Fast forward a year and you are awoken to loud banging on your front door. You groggily make your way through your messy apartment and open the door to Mr. Gallo. The shock and confusion registers on your face as he sternly announces he is looking for Ginnie. You see, he and Ginnie have a strained relationship and apparently, she hadn't mentioned to him that the two of you broke up and she moved out. You tell him Ginnie's last known address but as you bid him goodbye, he insists you navigate to the new place.
Suddenly, you and the father of your ex-girlfriend (whom you are still secretly pining for) are on a hunt for said person. She moved out of the last known address but they give you her workplace. Workplace says she quit but went to work somewhere else. You go there to find out she has been seen in a while but mentioned the new boyfriend (much to your dismay) who hangs out at some club.
Now it's getting late and, well you get the idea where this plot is heading…until Mr. Gallo breaks into her new apartment. You split ways there but can't leave him so you do what you had suggested to Mr. Gallo along which is to call Ginnie's mom to see if she knows where Ginnie is. Of course, she does and now you fins Mr. Gallo in Ginnie's apartment to tell him she is fine only to be caught by the roommate who calls the police. You have now bonded with your ex-girlfriend's father. There is more but I won't give all that away.
J.K. Simmons is perfect as the intimidating father and he plays the part beautifully. Even in a pink and gold Juicy Couture t-shirt, he exudes a masculine aura that is necessary for the role. Hirsch compliments him well and the two carry the movie nicely with an assist from Jimothy (Jon Daly; The Secret Life of Walter Mitty) and Lizzie (Rebecca Drysdale; Me Him Her). Director Gavin Wiesen (The Art of Getting By) keeps the film moving along at a steady pace avoiding a tedium that would have derailed the movie.
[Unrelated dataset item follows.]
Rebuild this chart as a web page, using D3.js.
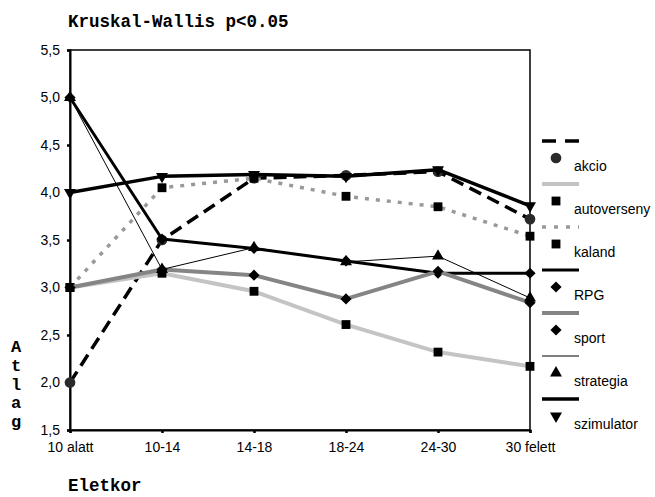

All Nighter is presented on DVD and digital code only so the audio and video are what you should expect from these formats. There aren't any extras offered as part of the package which is a little disappointing as I would have enjoyed interviews with the two stars regarding their roles and the time they spent together on set.
The movie is an adventure, albeit awkward, and an enjoyable enough blip in time. Categorized as a comedy I didn't find too many very laughable moments and frankly, the script is a loss which is unfortunate since J. K. Simmons would have been a terrific vessel for a passionate monolog. Sadly, he can't save this film from mediocrity.